# Evaluate the Limits

• Oct 11th 2009, 10:59 PM
zorro
Evaluate the Limits
Question: If $\displaystyle f(9) = 9 , f'(9) = 4$ ,evaluate $\displaystyle \lim_{x \to 9} \frac{\sqrt{f(x)} - 3}{\sqrt{x} - 3 }$
• Oct 12th 2009, 02:17 AM
tonio
Quote:

Originally Posted by zorro
Question: If $\displaystyle f(9) = 9 , f'(9) = 4$ ,evaluate $\displaystyle \lim_{x \to 9} \frac{\sqrt{f(x)} - 3}{\sqrt{x} - 3 }$

As both the numerator and the denominator in your function approach 0 when x --> 9 and both are derivable functions around x = 9, you can Use L'Hospital's Rule here. The answer is 4.

Tonio
• Dec 8th 2009, 03:39 PM
zorro
Is this correct?
Quote:

Originally Posted by tonio
As both the numerator and the denominator in your function approach 0 when x --> 9 and both are derivable functions around x = 9, you can Use L'Hospital's Rule here. The answer is 4.

Tonio

Here is what i have done

$\displaystyle \lim_{x \to 9} \frac{\sqrt{f(x)} - 3}{ \sqrt{3} - 3}$

Using L'Hospitals rule

$\displaystyle g'(x)$ = $\displaystyle \frac{d}{dx} \left[ \sqrt{f(x)} - 3 \right]$ = $\displaystyle \frac{f'(x)}{2 \sqrt{f(x)}}$ ...............eq(1)

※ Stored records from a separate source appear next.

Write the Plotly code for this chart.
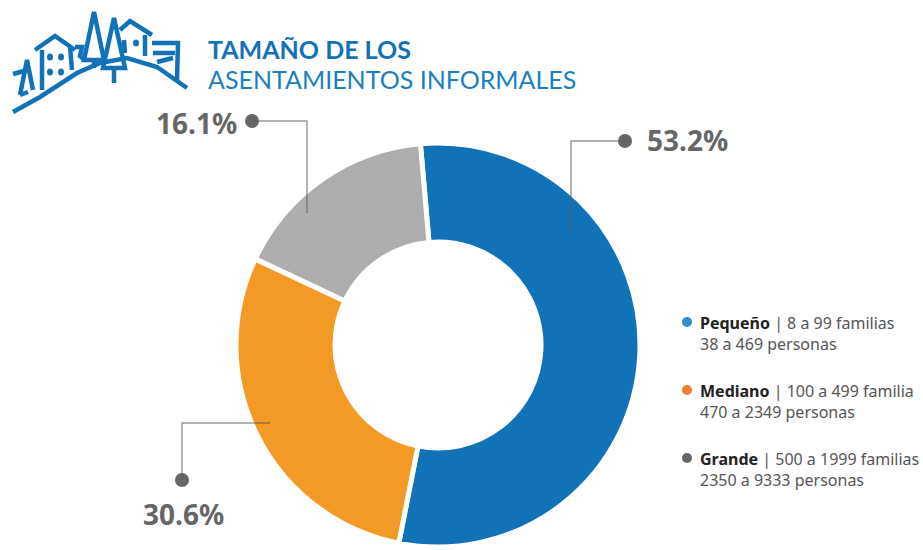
import plotly.graph_objects as go

categories = ["Pequeño", "Mediano", "Grande"]
shares = [53.2, 30.6, 16.1]
# slice sizes, the original's arcs don't quite follow its labels
arc_shares = [54.5, 28.9, 16.6]
slice_colors = ["#1272b8", "#f39a26", "#adadad"]
legend_colors = ["#2f8fd0", "#ee7f33", "#666666"]
legend_first = ["| 8 a 99 familias", "| 100 a 499 familia", "| 500 a 1999 familias"]
legend_second = ["38 a 469 personas", "470 a 2349 personas", "2350 a 9333 personas"]

BLUE = "#1272b8"
GREY = "#666666"
LEADER = "rgba(90,90,90,0.6)"
W, H = 923, 550

fig = go.Figure()

# donut, placed by pixel box
cx, cy, r = 438, 345, 202
fig.add_trace(go.Pie(
    labels=categories,
    values=arc_shares,
    sort=False,
    direction="clockwise",
    rotation=-5,
    hole=0.51,
    marker=dict(colors=slice_colors, line=dict(color="white", width=5)),
    textinfo="none",
    showlegend=False,
    domain=dict(
        x=[(cx - r) / W, (cx + r) / W],
        y=[(H - cy - r) / H, (H - cy + r) / H],
    ),
))

# legend dots
legend_y = [322, 390, 458]
fig.add_trace(go.Scatter(
    x=[687] * 3, y=legend_y, mode="markers",
    marker=dict(size=10, color=legend_colors),
    showlegend=False, hoverinfo="skip",
))

# leader end dots
fig.add_trace(go.Scatter(
    x=[625, 252, 182], y=[141, 121, 480], mode="markers",
    marker=dict(size=14, color=GREY),
    showlegend=False, hoverinfo="skip",
))

shapes = []
for path in [
    "M 625 141 L 571 141 L 571 233",
    "M 252 121 L 307 121 L 307 213",
    "M 182 480 L 182 423 L 270 423",
]:
    shapes.append(dict(type="path", path=path, xref="x", yref="y", layer="above",
                       line=dict(color=LEADER, width=1.5)))

# logo
logo_paths = [
    "M 13 112 L 40 97 L 77 73 L 100 63 L 127 58 L 157 67 L 187 88",
    "M 35 50 L 55 36 L 75 50",
    "M 42 50 L 42 90",
    "M 70 47 L 72 70",
    "M 75 47 L 82 47 L 80 56 L 85 60",
    "M 20 95 L 27 60 L 33 90",
    "M 13 74 L 24 71",
    "M 20 95 L 28 92",
    "M 94 12 L 84 60 L 104 60 Z",
    "M 94 60 L 94 68",
    "M 114 18 L 103 68 L 125 68 Z",
    "M 114 68 L 114 83",
    "M 120 30 L 130 21 L 152 35",
    "M 124 40 L 125 53",
    "M 145 35 L 145 56",
    "M 152 43 L 178 43 L 177 80",
    "M 153 53 L 175 53",
    "M 157 62 L 173 58",
]
for path in logo_paths:
    shapes.append(dict(type="path", path=path, xref="x", yref="y", layer="above",
                       line=dict(color=BLUE, width=4.5)))
for dx, dy in [(50, 57), (61, 57), (50, 72), (61, 72), (136, 43)]:
    shapes.append(dict(type="circle", xref="x", yref="y", layer="above",
                       x0=dx - 3, x1=dx + 3, y0=dy - 3.5, y1=dy + 3.5,
                       fillcolor=BLUE, line=dict(width=0)))

annotations = [
    dict(x=206, y=49, text="<b>TAMAÑO DE LOS</b>", xanchor="left",
         font=dict(family="Lato", size=25, color=BLUE)),
    dict(x=206, y=79, text="ASENTAMIENTOS INFORMALES", xanchor="left",
         font=dict(family="Lato", size=25, color="#1a7fc0")),
]
for txt, x, y in [(shares[0], 645, 140), (shares[2], 154, 123), (shares[1], 141, 514)]:
    annotations.append(dict(x=x, y=y, text=f"<b>{txt}%</b>", xanchor="left",
                            font=dict(family="Noto Sans", size=28, color=GREY)))
for i, name in enumerate(categories):
    annotations.append(dict(
        x=698, y=legend_y[i] + 11, xanchor="left", align="left",
        text=f"<b>{name}</b> <span style='color:#555555'>{legend_first[i]}<br>{legend_second[i]}</span>",
        font=dict(family="Noto Sans", size=16, color="#222222"),
    ))
for a in annotations:
    a.update(xref="x", yref="y", showarrow=False, yanchor="middle")

fig.update_layout(
    width=W, height=H,
    margin=dict(l=0, r=0, t=0, b=0),
    paper_bgcolor="white",
    plot_bgcolor="rgba(0,0,0,0)",
    xaxis=dict(range=[0, W], visible=False, fixedrange=True),
    yaxis=dict(range=[H, 0], visible=False, fixedrange=True),
    shapes=shapes,
    annotations=annotations,
)

# the page's default body margin would push the chart 8px off
fig.write_html("out.html", config=dict(displayModeBar=False),
               post_script="document.body.style.margin='0';")
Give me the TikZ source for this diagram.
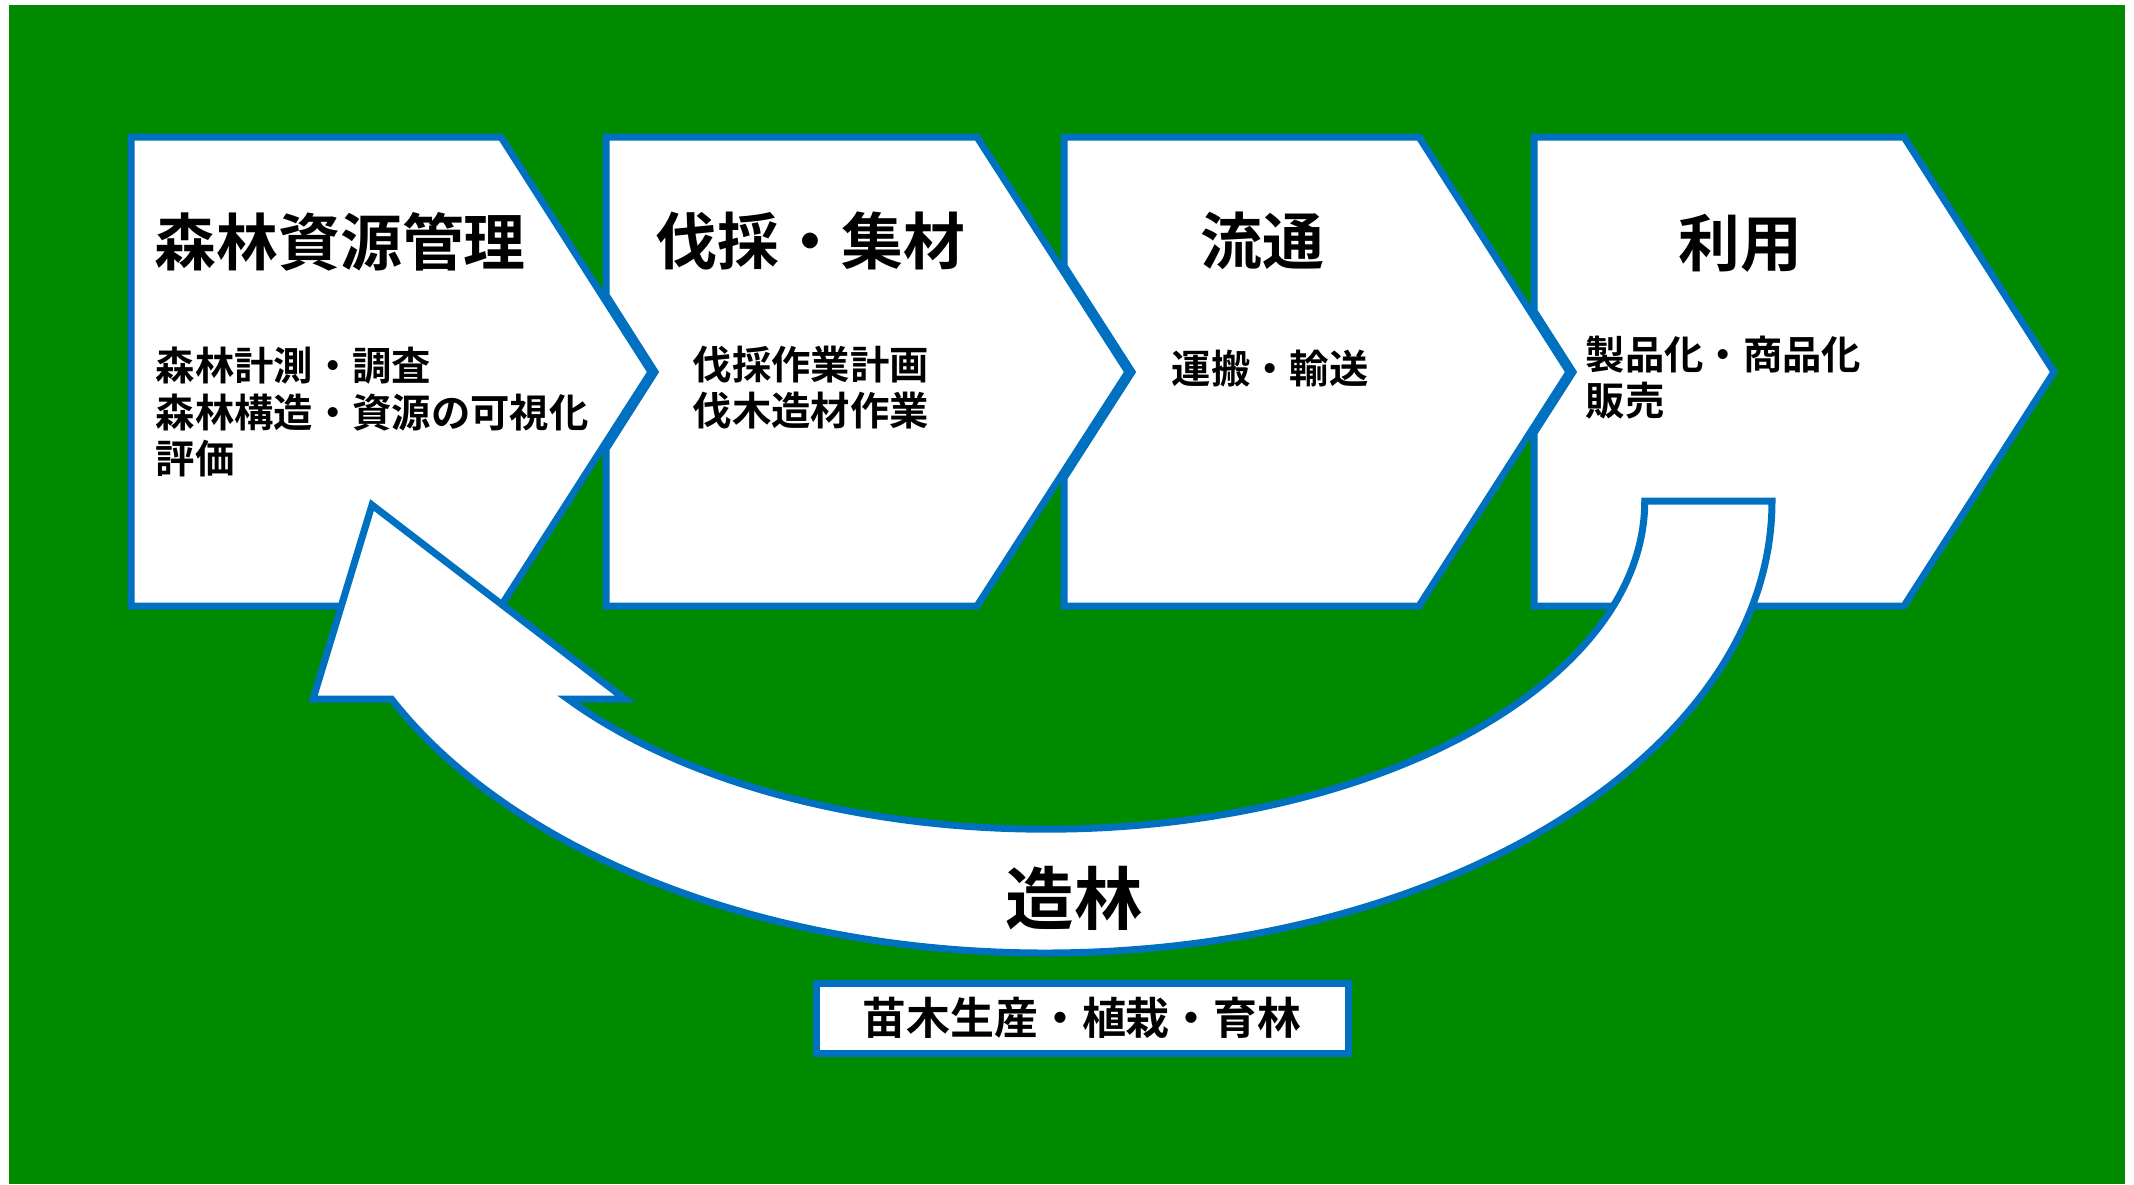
\documentclass[tikz,border=0pt]{standalone}
\usepackage{fontspec}
\setmainfont{Noto Sans CJK JP}[BoldFont={Noto Sans CJK JP Bold}]
\definecolor{ppgreen}{RGB}{0,138,0}
\definecolor{ppblue}{RGB}{0,112,192}
\tikzset{
  chev/.style={draw=ppblue, fill=white, line width=0.7mm, line join=miter},
  band/.style={draw=ppblue, fill=white, line width=0.7mm, line join=miter},
  ttl/.style={anchor=west, inner sep=0pt, font=\bfseries\fontsize{17.6}{20}\selectfont},
  sub/.style={anchor=north west, inner sep=0pt, align=left, font=\bfseries\fontsize{11.2}{13.3}\selectfont},
  bandlabel/.style={inner sep=0pt, font=\bfseries\fontsize{19.5}{22}\selectfont},
  plant/.style={draw=ppblue, fill=white, line width=0.7mm, minimum width=53.2mm, minimum height=7mm, inner sep=0pt, font=\bfseries\fontsize{12.5}{14}\selectfont}
}
\begin{document}
\begin{tikzpicture}[x=0.1mm, y=-0.1mm]
  \useasboundingbox (0,0) rectangle (2134,1184);
  \fill[white] (0,0) rectangle (2134,1184);
  \fill[ppgreen] (9,5) rectangle (2125,1184);

  % process chevrons
  \draw[chev] (131,137) -- (501,137) -- (651,372) -- (501,606) -- (131,606) -- cycle;
  \draw[chev] (606,137) -- (977,137) -- (1128,372) -- (977,606) -- (606,606) -- (606,449) -- (655,372) -- (606,295) -- cycle;
  \draw[chev] (1064,137) -- (1419,137) -- (1569,372) -- (1419,606) -- (1064,606) -- (1064,478) -- (1132,372) -- (1064,266) -- cycle;
  \draw[chev] (1534,137) -- (1904,137) -- (2054,372) -- (1904,606) -- (1534,606) -- (1534,433) -- (1573,372) -- (1534,311) -- cycle;

  \node[ttl] (c1t) at (154,242) {森林資源管理};
  \node[ttl] (c2t) at (655,241) {伐採・集材};
  \node[ttl] (c3t) at (1200,241) {流通};
  \node[ttl] (c4t) at (1678,243) {利用};

  \node[sub] (c1s) at (155,346) {森林計測・調査\\森林構造・資源の可視化\\評価};
  \node[sub] (c2s) at (692,345) {伐採作業計画\\伐木造材作業};
  \node[sub] (c3s) at (1171,349) {運搬・輸送};
  \node[sub] (c4s) at (1585,335) {製品化・商品化\\販売};

  % return arrow
  \draw[band] (1772,501) arc[start angle=0, end angle=154, x radius=727, y radius=452]
    -- (313,699) -- (372,505) -- (625,699) -- (568,699)
    arc[start angle=142.9, end angle=0, x radius=599, y radius=328] -- cycle;
  \node[bandlabel] (zorin) at (1074,898) {造林};

  \node[plant] (naegi) at (1082,1018) {苗木生産・植栽・育林};
\end{tikzpicture}
\end{document}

$\displaystyle h'(x)$ = $\displaystyle \frac{d}{dx} \left[ \sqrt{x} - 3 \right]$ = $\displaystyle \frac{1}{a \sqrt{x}}$ ..................eq(2)

Now taking lim of eq (1) and eq(2) we get

$\displaystyle \lim_{x \to 9} \left[ \frac{g'(x)}{h'(x)} \right]$ = $\displaystyle \lim_{x \to 9} \left[ \frac{f'(x)}{2 \sqrt{f(x)}} . \frac{2 \sqrt{x}}{1} \right]$ = $\displaystyle \frac{4}{2 \sqrt{9}} . \frac{2 \sqrt{9}}{1}$ = $\displaystyle 4 ........................Is \ this \ correct \ ? \ ? \ ? \ ? \ ? \ ?$
• Dec 8th 2009, 03:42 PM
mr fantastic
Quote:

Originally Posted by zorro
Here is what i have done

$\displaystyle \lim_{x \to 9} \frac{\sqrt{f(x)} - 3}{ \sqrt{3} - 3}$

Using L'Hospitals rule

$\displaystyle g'(x)$ = $\displaystyle \frac{d}{dx} \left[ \sqrt{f(x)} - 3 \right]$ = $\displaystyle \frac{f'(x)}{2 \sqrt{f(x)}}$ ...............eq(1)

$\displaystyle h'(x)$ = $\displaystyle \frac{d}{dx} \left[ \sqrt{x} - 3 \right]$ = $\displaystyle \frac{1}{a \sqrt{x}}$ ..................eq(2)

Now taking lim of eq (1) and eq(2) we get

$\displaystyle \lim_{x \to 9} \left[ \frac{g'(x)}{h'(x)} \right]$ = $\displaystyle \lim_{x \to 9} \left[ \frac{f'(x)}{2 \sqrt{f(x)}} . \frac{2 \sqrt{x}}{1} \right]$ = $\displaystyle \frac{4}{2 \sqrt{9}} . \frac{2 \sqrt{9}}{1}$ = $\displaystyle 4 ........................Is \ this \ correct \ ? \ ? \ ? \ ? \ ? \ ?$

Yes.